Lori Lightfoot (D), then-mayor selected Bally’s Corporation as the city’s downtown casino’s developer in May 2022. The gaming operator won the bid after defeating Rush Street Gaming (RSI) and Hard Rock International.

Lightfoot stated that Bally’s had an irresistible offer. It gave Chicago $40 million after winning the license bid and pledged to pay an extra $4 million annually. However, it will still pay various taxes.
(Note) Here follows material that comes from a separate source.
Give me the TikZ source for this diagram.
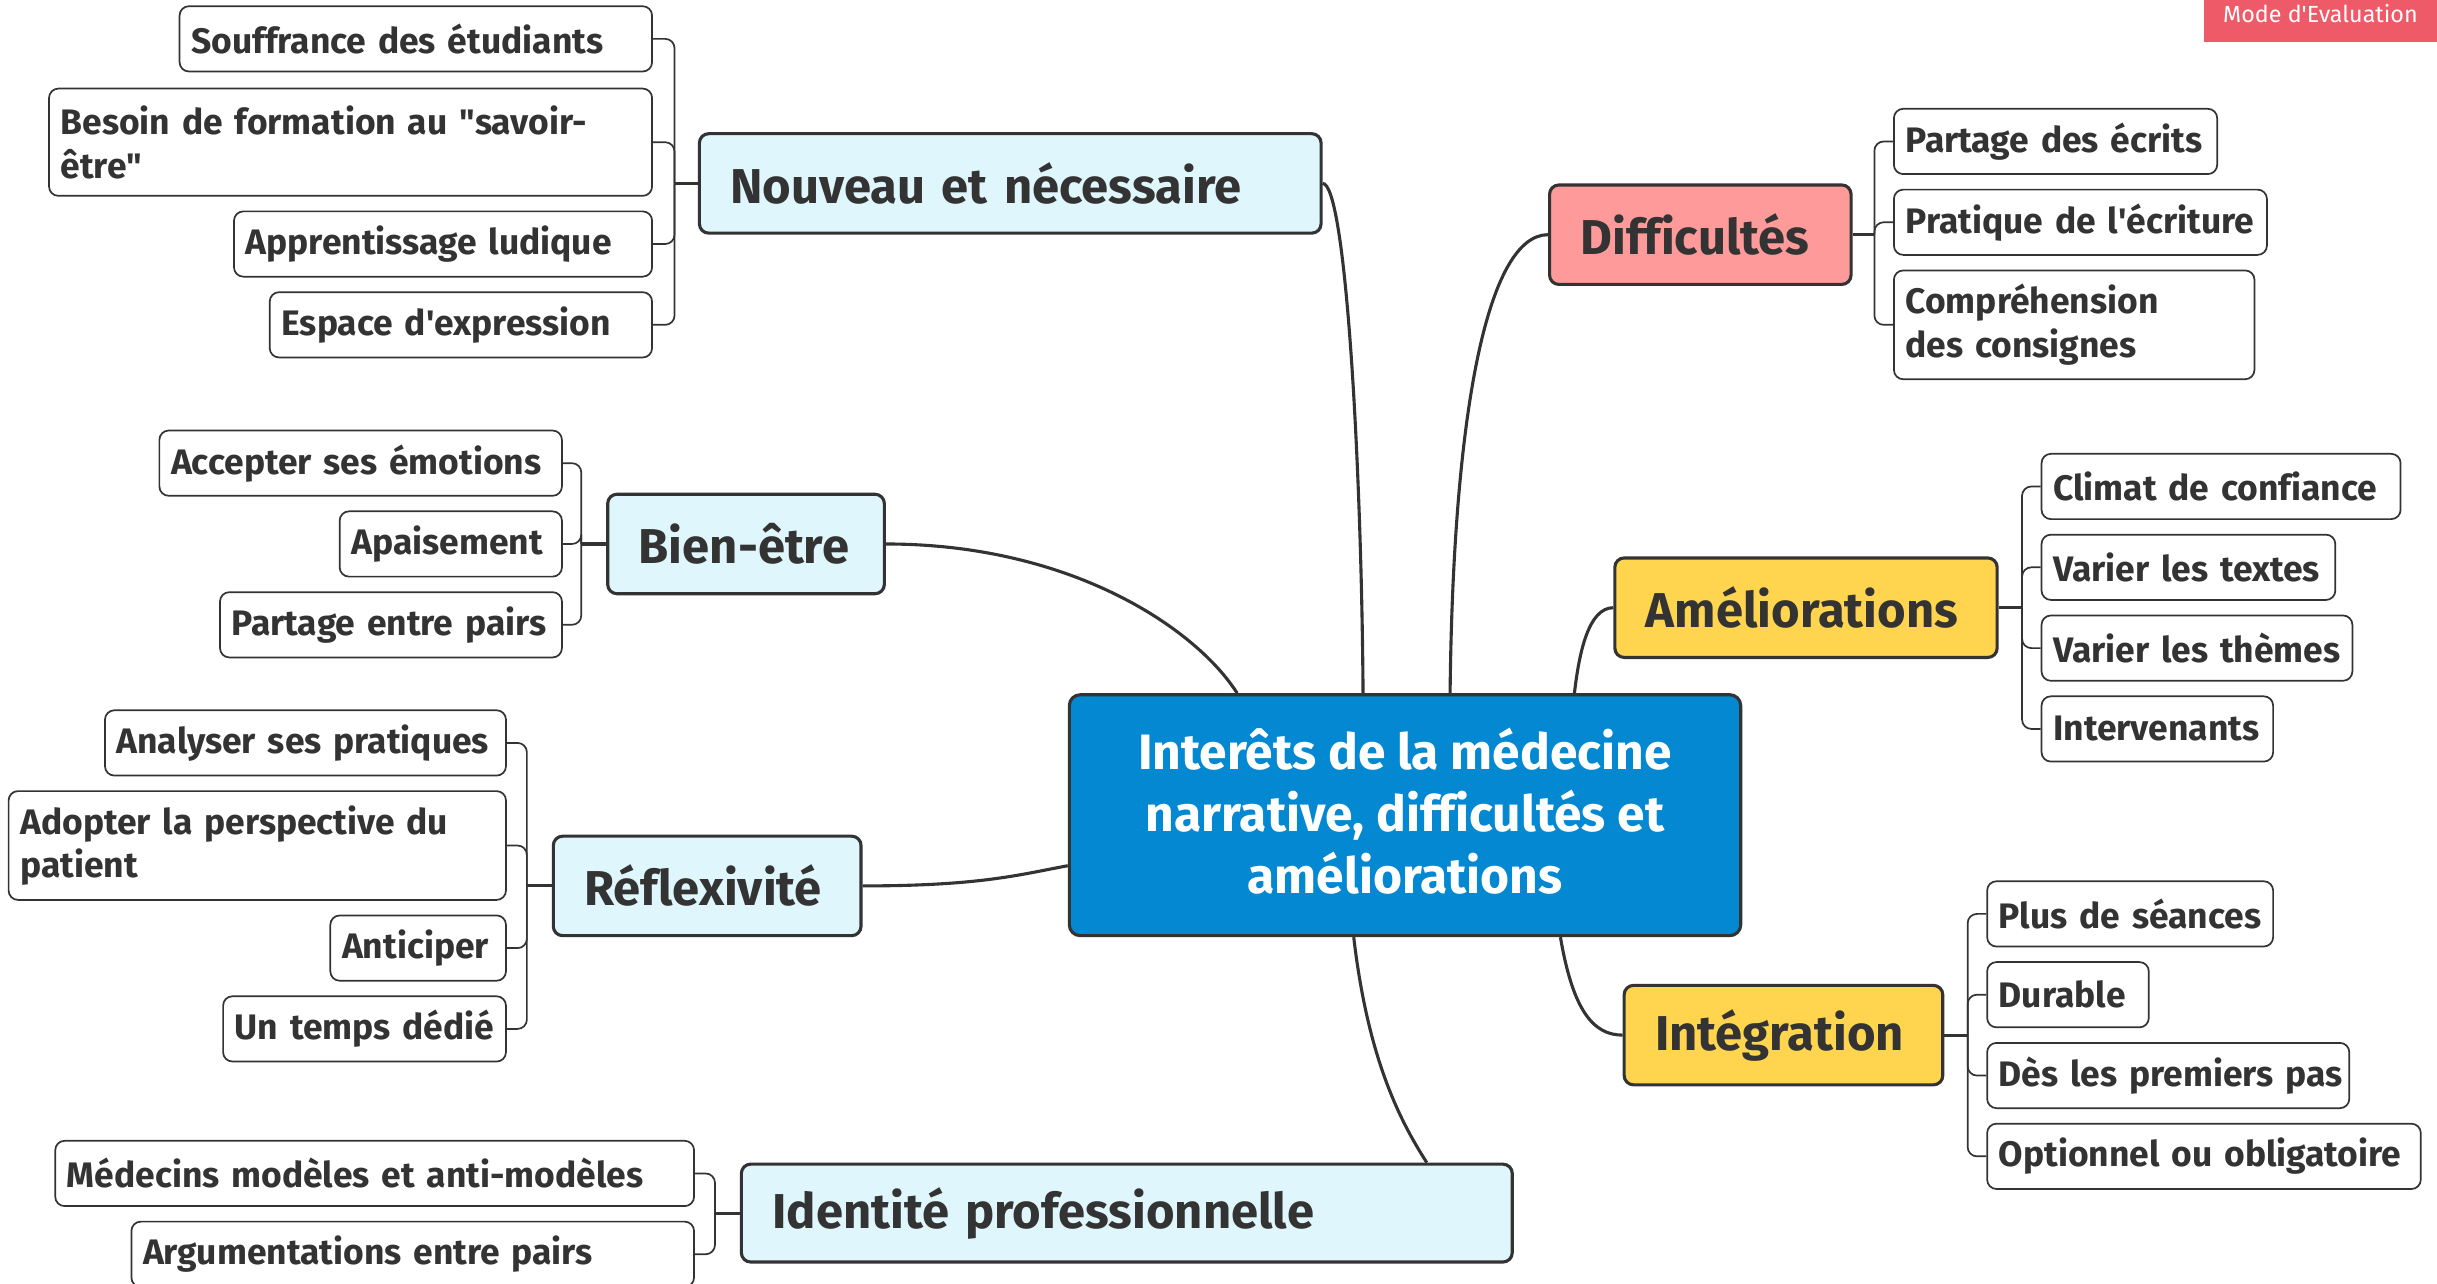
\documentclass[tikz,border=0pt]{standalone}
\usepackage{fontspec}
\setmainfont{Fira Sans}[Ligatures=NoCommon]
\usetikzlibrary{calc}
\definecolor{ink}{HTML}{333333}
\definecolor{cyanbg}{HTML}{DFF6FD}
\definecolor{centralbg}{HTML}{0388D1}
\definecolor{pinkbg}{HTML}{FF9A9A}
\definecolor{yellowbg}{HTML}{FFD550}
\definecolor{badgebg}{HTML}{EE5A67}
\newcommand{\sq}{\textquotesingle}
\newcommand{\dq}{\textquotedbl}
\begin{document}
\begin{tikzpicture}[x=1pt,y=-1pt,
  leaf/.style={draw=ink, line width=1.1pt, fill=white, rounded corners=6pt, anchor=west,
    inner xsep=7.5pt, inner ysep=0pt, minimum height=42pt, align=left, text=ink,
    font=\bfseries\fontsize{22.8}{28}\selectfont},
  topic/.style={draw=ink, line width=2pt, fill=cyanbg, rounded corners=6pt, anchor=west,
    inner xsep=20pt, inner ysep=0pt, minimum height=64pt, align=left, text=ink,
    font=\bfseries\fontsize{31.5}{36}\selectfont},
  central/.style={draw=ink, line width=2pt, fill=centralbg, rounded corners=7pt,
    inner sep=0pt, minimum width=432pt, minimum height=155pt},
  centraltext/.style={inner sep=0pt, align=center, text=white,
    font=\bfseries\fontsize{32}{40}\selectfont},
  branch/.style={draw=ink, line width=2pt},
  stub/.style={draw=ink, line width=2pt},
  twig/.style={draw=ink, line width=1.1pt, rounded corners=6pt},
]
\useasboundingbox (0,0) rectangle (1568,825.5);

% central
\node[central] (c) at (904,524.5) {};
\node[centraltext] (ct) at ($(c.center)+(0,-2.5)$) {Interêts de la médecine\\narrative, difficultés et\\améliorations};

% main topics
\node[topic, text width=360pt] (nouv) at (449,118) {\mbox{Nouveau et nécessaire}};
\node[topic, text width=138pt] (bien) at (390,350) {\mbox{Bien-être}};
\node[topic, text width=158pt] (refl) at (355,570) {\mbox{Réflexivité}};
\node[topic, text width=456pt, minimum height=63pt] (iden) at (476,780.5) {\mbox{Identité professionnelle}};
\node[topic, text width=154pt, fill=pinkbg] (diff) at (996,151) {\mbox{Difficultés}};
\node[topic, text width=206pt, fill=yellowbg] (amel) at (1038,391) {\mbox{Améliorations}};
\node[topic, text width=165pt, fill=yellowbg] (integ) at (1044,666) {\mbox{Intégration}};

% central connectors
\draw[branch] (nouv.east) .. controls (866,118) and (876,300) .. ($(c.north west)+(190,0)$);
\draw[branch] (diff.west) .. controls (958,151) and (935,260) .. ($(c.north west)+(246,0)$);
\draw[branch] (amel.west) .. controls (1022,391) and (1016,420) .. ($(c.north west)+(326,0)$);
\draw[branch] (bien.east) .. controls (690,350) and (770,405) .. ($(c.north west)+(109,0)$);
\draw[branch] (refl.east) .. controls (630,570) and (655,563) .. ($(c.west)+(0,32.5)$);
\draw[branch] ($(c.south west)+(317,0)$) .. controls (1012,650) and (1025,666) .. (integ.west);
\draw[branch] ($(c.south west)+(184,0)$) .. controls (880,680) and (900,720) .. ($(iden.north west)+(442,0)$);

% Nouveau children
\node[leaf, text width=289pt] (s1) at (115,25) {\mbox{Souffrance des étudiants}};
\node[leaf, text width=373pt, minimum height=69pt] (s2) at (31,91.5) {Besoin de formation au \dq savoir-\\être\dq};
\node[leaf, text width=254pt] (s3) at (150,157) {\mbox{Apprentissage ludique}};
\node[leaf, text width=231pt] (s4) at (173,209) {\mbox{Espace d\sq expression}};
\draw[stub] (nouv.west) -- ++(-15,0) coordinate (nouvb);
\foreach \n in {s1,s2,s3,s4} \draw[twig] (nouvb) |- (\n.east);

% Bien-etre children
\node[leaf, text width=244pt] (b1) at (102,298) {\mbox{Accepter ses émotions}};
\node[leaf, text width=128pt] (b2) at (218,350) {\mbox{Apaisement}};
\node[leaf, text width=205pt] (b3) at (141,402) {\mbox{Partage entre pairs}};
\draw[stub] (bien.west) -- ++(-16,0) coordinate (bienb);
\foreach \n in {b1,b2,b3} \draw[twig] (bienb) |- (\n.east);

% Reflexivite children
\node[leaf, text width=243pt] (r1) at (67,478) {\mbox{Analyser ses pratiques}};
\node[leaf, text width=305pt, minimum height=70pt] (r2) at (5,544) {Adopter la perspective du\\patient};
\node[leaf, text width=98pt] (r3) at (212,610) {\mbox{Anticiper}};
\node[leaf, text width=167pt] (r4) at (143,662) {\mbox{Un temps dédié}};
\draw[stub] (refl.west) -- ++(-16,0) coordinate (reflb);
\foreach \n in {r1,r2,r3,r4} \draw[twig] (reflb) |- (\n.east);

% Identite children
\node[leaf, text width=396pt] (i1) at (35,755) {\mbox{Médecins modèles et anti-modèles}};
\node[leaf, text width=347pt] (i2) at (84,807) {\mbox{Argumentations entre pairs}};
\draw[stub] (iden.west) -- ++(-16,0) coordinate (idenb);
\foreach \n in {i1,i2} \draw[twig] (idenb) |- (\n.east);

% Difficultes children
\node[leaf, text width=193pt] (d1) at (1218,91) {\mbox{Partage des écrits}};
\node[leaf, text width=225pt] (d2) at (1218,143) {\mbox{Pratique de l\sq écriture}};
\node[leaf, text width=217pt, minimum height=70pt] (d3) at (1218,209) {Compréhension\\des consignes};
\draw[stub] (diff.east) -- ++(14,0) coordinate (diffb);
\foreach \n in {d1,d2,d3} \draw[twig] (diffb) |- (\n.west);

% Ameliorations children
\node[leaf, text width=216pt] (a1) at (1313,313) {\mbox{Climat de confiance}};
\node[leaf, text width=174pt] (a2) at (1313,365) {\mbox{Varier les textes}};
\node[leaf, text width=185pt] (a3) at (1313,417) {\mbox{Varier les thèmes}};
\node[leaf, text width=134pt] (a4) at (1313,469) {\mbox{Intervenants}};
\draw[stub] (amel.east) -- ++(15,0) coordinate (amelb);
\foreach \n in {a1,a2,a3,a4} \draw[twig] (amelb) |- (\n.west);

% Integration children
\node[leaf, text width=169pt] (g1) at (1278,588) {\mbox{Plus de séances}};
\node[leaf, text width=89pt] (g2) at (1278,640) {\mbox{Durable}};
\node[leaf, text width=218pt] (g3) at (1278,692) {\mbox{Dès les premiers pas}};
\node[leaf, text width=264pt] (g4) at (1278,744) {\mbox{Optionnel ou obligatoire}};
\draw[stub] (integ.east) -- ++(15,0) coordinate (integb);
\foreach \n in {g1,g2,g3,g4} \draw[twig] (integb) |- (\n.west);

% badge
\node[fill=badgebg, inner sep=0pt, minimum width=150pt, minimum height=27pt, anchor=north west] (badge) at (1418,0) {};
\node[text=white, font=\fontsize{15}{17}\selectfont, anchor=center] (badget) at (1493,9) {Mode d\sq Evaluation};
\end{tikzpicture}
\end{document}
Bally’s claims that its permanent casino resort will hire 3,000 employees. Its gaming floor will comprise a bookie, 170 table games, and 3,400 slot machines. Still, it will have a 500-room resort hotel, a large outdoor amphitheater, a 3,000-seat theater, and six restaurants.

What About Financing?

Chicago allowed Bally’s to build a temporary gaming venue to help it fund its permanent casino’s construction. It developed the provisional venue in September in the Medinah Temple and raked in almost $6.7 million.

Even so, the casino’s revenue growth has reduced of late as it generated $7.6 million in gross gaming revenue (GGR) in October. Statistics show that 2,681 players visited the temporary casino daily in October, a significant decrease from 3,300 players in September.

Hopkins accuses Lightfoot of making the wrong choice claiming that Bally’s didn’t suit the downtown Chicago gaming license. Besides, he states that the City Council should have rejected the gaming operator’s bid. Ald. Brendan Reilly (D-Ward 42) and Hopkins were the city’s only aldermen who opposed Bally’s win.

Hopkins’ Claims

Hopkins attended last week’s Chicago City Council meeting and stated that Bally’s temporary venue is underperforming. He added that this might hinder the company from raising enough funds to finance its permanent casino project.

Even so, Bally’s isn’t under pressure to start the casino’s construction soon. Hopkins said that it has several more years to the state’s deadline and it lacks the required funds. He believes that the company will operate at the Medinah longer if its temporary casino fails to improve its current performance.

Hopkins accused Bally’s of being inexperienced during the license’s bidding period. He fears it might decide to constantly renew its Medinah Temple gaming permit and eventually convert it to a permanent gaming site.